C’est un document stupéfiant. L’homme qui s’exprime a perdu l’usage de ses yeux et de ses doigts. Atteint par la lèpre, il parle au micro d’un magnétophone. Nous sommes en 1972, mais Epaminondas Remoundakis (1914-1978) évoque un îlot au nord de la Crète, Spinalonga. Au début du XXe siècle, après le départ des Ottomans, le territoire passe sous contrôle britannique avant d’être rattaché à la Grèce en 1913. Le 13 octobre 1904, soixante lépreux débarquent à Spinalonga désertée par ses derniers habitants. Jusque dans les années 1950, l’île va servir d’internement systématique à des centaines de malades qui vivaient jusqu’alors aux abords des villes.

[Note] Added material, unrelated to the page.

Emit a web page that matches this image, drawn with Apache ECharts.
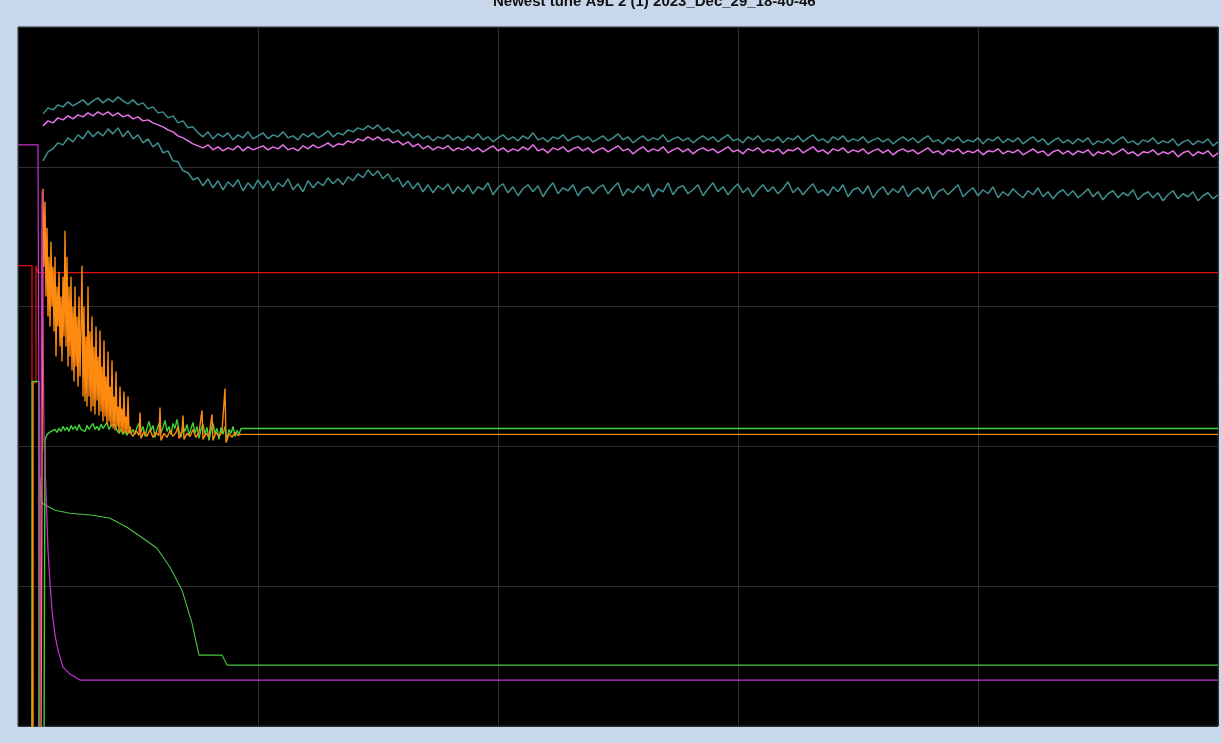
<!DOCTYPE html>
<html>
<head>
<meta charset="utf-8">
<script src="https://cdn.jsdelivr.net/npm/echarts@6/dist/echarts.min.js"></script>
<style>
html,body{margin:0;padding:0;background:#c8d8ea;}
#chart{width:1222px;height:743px;}
</style>
</head>
<body>
<div id="chart"></div>
<script>
// ---- axis ticks ----
const xTicks = [0, 240, 480, 720, 960, 1200];
const yTicks = [0, 140, 280, 420, 560, 700];
const titleText = 'Newest tune A9L 2 (1) 2023_Dec_29_18-40-46';

// ---- noisy traces, sampled every 5 time units from t = 25 ----
const noisyStart = 25, noisyStep = 5;
const tealUpper = [613,619,617,622,620,625,621,624,627,622,626,629,
 624,628,625,630,626,623,627,622,624,618,
 620,614,615,609,611,604,606,599,600,594,
 590,595,588,593,590,594,587,592,589,595,588,591,
 594,588,592,590,595,589,591,587,593,590,594,589,592,596,590,594,
 592,597,595,599,597,601,598,602,596,599,594,597,
 591,595,589,593,588,591,586,590,588,592,587,590,
 586,591,588,593,587,590,585,589,592,587,590,586,591,588,594,587,589,585,590,588,592,586,589,591,587,590,585,588,
 591,586,589,593,587,590,584,588,591,586,589,587,592,585,588,590,586,589,584,588,591,587,590,585,589,592,586,588,584,590,587,591,585,588,586,590,584,589,587,591,
 585,589,592,586,588,584,590,587,591,585,588,586,590,584,587,589,585,588,583,587,590,586,589,584,588,591,585,587,583,589,586,590,584,587,585,589,583,588,586,590,
 584,588,585,589,583,587,590,585,588,582,586,589,584,587,583,588,585,589,582,586,584,588,583,587,590,584,586,582,587,585,589,583,586,584,588,581,585,587,582,586,584,588,581,585];
const pinkMid = [601,606,604,609,607,611,608,612,610,614,611,615,
 612,615,611,614,610,612,608,610,606,607,
 604,602,600,597,595,591,589,586,583,581,
 579,582,577,580,576,579,577,581,576,580,577,579,
 581,577,580,578,582,577,579,576,581,578,582,579,581,584,580,583,
 582,586,584,588,586,590,587,590,586,588,584,586,
 582,585,580,583,578,581,577,580,578,581,576,579,
 577,580,576,579,575,578,581,576,579,575,578,576,580,577,582,576,578,574,579,577,580,575,578,580,576,579,574,577,
 579,575,578,581,576,578,573,577,580,575,578,576,580,574,577,579,575,578,573,577,579,576,578,574,577,580,575,577,573,578,576,579,574,577,575,578,573,577,576,579,
 574,577,580,575,577,573,578,576,579,574,577,575,578,573,576,578,574,577,572,576,578,575,577,573,576,579,574,576,572,577,575,578,573,576,574,577,572,576,575,578,
 573,576,574,577,572,575,578,574,576,571,575,577,573,576,572,576,574,577,571,575,573,576,572,575,578,573,575,571,575,574,577,572,575,573,576,570,574,576,571,575,573,576,570,574];
const tealLower = [566,575,578,584,582,589,585,592,588,596,590,595,
 591,598,593,599,590,596,588,592,584,588,
 580,584,574,576,566,565,556,554,547,549,
 541,548,539,546,537,545,540,547,536,544,538,547,
 539,546,536,544,540,548,537,543,535,546,539,545,541,549,543,548,
 542,550,546,553,549,557,551,556,548,553,545,549,
 540,546,538,544,535,542,534,541,537,543,533,540,
 535,542,533,540,537,544,532,539,543,534,540,531,538,542,535,541,530,538,544,533,539,536,542,531,538,540,533,539,
 542,533,539,544,531,538,534,541,536,543,530,538,535,544,532,539,541,533,537,542,531,538,544,535,540,532,538,543,534,539,530,537,542,535,540,533,538,545,534,539,
 532,538,543,534,537,531,540,535,542,530,537,539,533,541,529,536,540,532,538,534,541,530,536,539,533,540,528,535,538,532,537,542,530,535,539,531,537,533,540,529,
 535,531,538,533,529,536,532,539,530,535,528,534,537,531,536,529,533,538,530,535,527,533,536,529,534,531,537,527,532,535,529,534,526,532,536,528,533,530,535,526,531,534,528,532];

// ---- orange trace ----
const orangeLead = [[14,-20],[15,344],[15,-20],[23,-20],[25,538]];
const orangeBurstStart = 26, orangeBurstStep = 1;
const orangeBurst = [460,525,430,499,410,470,400,485,420,460,395,470,370,440,400,455,380,430,365,450,390,496,380,470,360,440,370,450,356,420,345,440,360,410,340,430,350,400,461,330,420,325,390,320,440,330,395,315,410,320,380,312,400,326,370,311,396,315,360,305,386,310,350,302,375,305,340,300,366,298,330,296,355,300,320,294,340,296,318,293,335,294,310,293,330,293,300,293];
const orangeTail = [[115,290],[118,296],[121,291],[122,314],[123,288],[126,295],[129,290],[132,297],[135,289],[138,294],[141,291],[142,319],[143,286],[146,293],[149,289],[152,296],[155,290],[158,294],[160,300],[161,288],[164,295],[165,311],[166,287],[169,293],[172,290],[175,297],[178,289],[181,294],[184,316],[185,287],[188,293],[191,290],[194,312],[195,286],[198,294],[201,290],[204,295],[207,338],[208,284],[211,293],[214,289],[217,294],[220,291],[223,292],[1200,292]];

// ---- bright green trace ----
const greenLead = [[14,-20],[14,345],[21,345],[21,-20],[26,-20],[27,287]];
const greenNoiseStart = 29, greenNoiseStep = 2;
const greenNoise = [292,290,295,293,297,294,298,295,300,296,299,295,301,297,300,296,302,297,299,295,301,297,300,303,297,300,296,302,298,300,304,297,301,299,302,296,293,297,292,295,291,296,293,297,292,299,303,295,300,290,298,305,296,301,289,297,303,294,299,306,295,300,292,303,298,307,296,289,300,295,302,291,298,304,293,300,288,297,302,292,299,286,296,303,293,298,287,299,292,300,286,297,293,300,290,296,292,298];
const greenTail = [[225,298],[1200,298]];

// ---- step / smooth traces ----
const redTrace = [[0,461],[14,461],[14,344],[18,344],[18,461],[20,454],[1200,454]];
const magentaTrace = [[0,582],[20,582],[22,-20],[23,-20],[24,536],[26,286],[28,236],[30,176],[32,143],[34,116],[37,91],[40,76],[45,59],[52,52],[62,46],[1200,46]];
const greenCurve = [[21,-20],[22,249],[23,230],[24,223],[37,216],[52,213],[75,211],[92,208],[109,199],[125,188],[139,178],[152,159],[164,136],[174,103],[181,71],[204,71],[209,61],[1200,61]];

function sampled(start, step, vals){ return vals.map((v,i)=>[start+i*step, v]); }

const chart = echarts.init(document.getElementById('chart'), null, {renderer:'canvas'});
const lineS = (name, data, color, width) => ({
  name, type:'line', data, showSymbol:false, symbol:'none', clip:true,
  lineStyle:{color, width}, itemStyle:{color}, animation:false, silent:true
});
chart.setOption({
  backgroundColor:'#c8d8ea',
  animation:false,
  title:{
    text:titleText, left:488, top:-11,
    textStyle:{fontFamily:'Liberation Sans', fontSize:15, fontWeight:'bold', color:'#111'}
  },
  grid:{left:18, top:27, width:1200, height:699, show:true, backgroundColor:'#000', borderColor:'#1e2430', borderWidth:1, containLabel:false},
  xAxis:{type:'value', min:xTicks[0], max:xTicks[xTicks.length-1], interval:xTicks[1]-xTicks[0],
    axisLine:{show:false}, axisTick:{show:false}, axisLabel:{show:false},
    splitLine:{show:true, lineStyle:{color:'#2e2e2e', width:1}}},
  yAxis:{type:'value', min:yTicks[0], max:yTicks[yTicks.length-1], interval:yTicks[1]-yTicks[0],
    axisLine:{show:false}, axisTick:{show:false}, axisLabel:{show:false},
    splitLine:{show:true, lineStyle:{color:'#2e2e2e', width:1}}},
  series:[
    lineS('tealUpper', sampled(noisyStart, noisyStep, tealUpper), '#3f8e8e', 1.5),
    lineS('tealLower', sampled(noisyStart, noisyStep, tealLower), '#3f8e8e', 1.5),
    lineS('pinkMid', sampled(noisyStart, noisyStep, pinkMid), '#e873e8', 1.5),
    lineS('red', redTrace, '#e01010', 1.3),
    lineS('greenCurve', greenCurve, '#4cc440', 1.1),
    lineS('greenNoise', greenLead.concat(sampled(greenNoiseStart, greenNoiseStep, greenNoise), greenTail), '#3fd03a', 1.4),
    lineS('orange', orangeLead.concat(sampled(orangeBurstStart, orangeBurstStep, orangeBurst), orangeTail), '#ff8a10', 1.4),
    lineS('magenta', magentaTrace, '#cc33cc', 1.2)
  ]
});
</script>
</body>
</html>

Cet enregistrement constitue l’essentiel du livre. Il est complété par un utile rappel historique de Maurice Born sur la maladie et la manière dont furent traitées les victimes. Dans les premiers chapitres, Remoundakis raconte son enfance au village, les us et coutumes, la pêche, etc., avec une saveur anthropologique façon "Terre humaine." Puis c’est l’université à Athènes, la découverte qu’il est atteint de la maladie de Hansen, autrement dit la lèpre, et l’arrestation. Le récit s’engage alors dans une vie d’angoisse, de douleur et de tristesse. Remoundakis est envoyé en 1936, à Spinalonga où il tente d’améliorer la condition des malades livrés à eux-mêmes et que la société ne veut plus voir.

En 2005, l’histoire de cette léproserie inspira un best-seller américain, The island, signé Victoria Hislop (L’île des oubliés, Les Escales, 2012, Le Livre de poche, 2013), donnant lieu à une série télévisée grecque qui fit accourir les touristes sur l’île. Mais pour se faire une idée de la réalité de ce "rocher de l’horreur et de la honte", il vaut mieux lire ce témoignage bouleversant. L.L.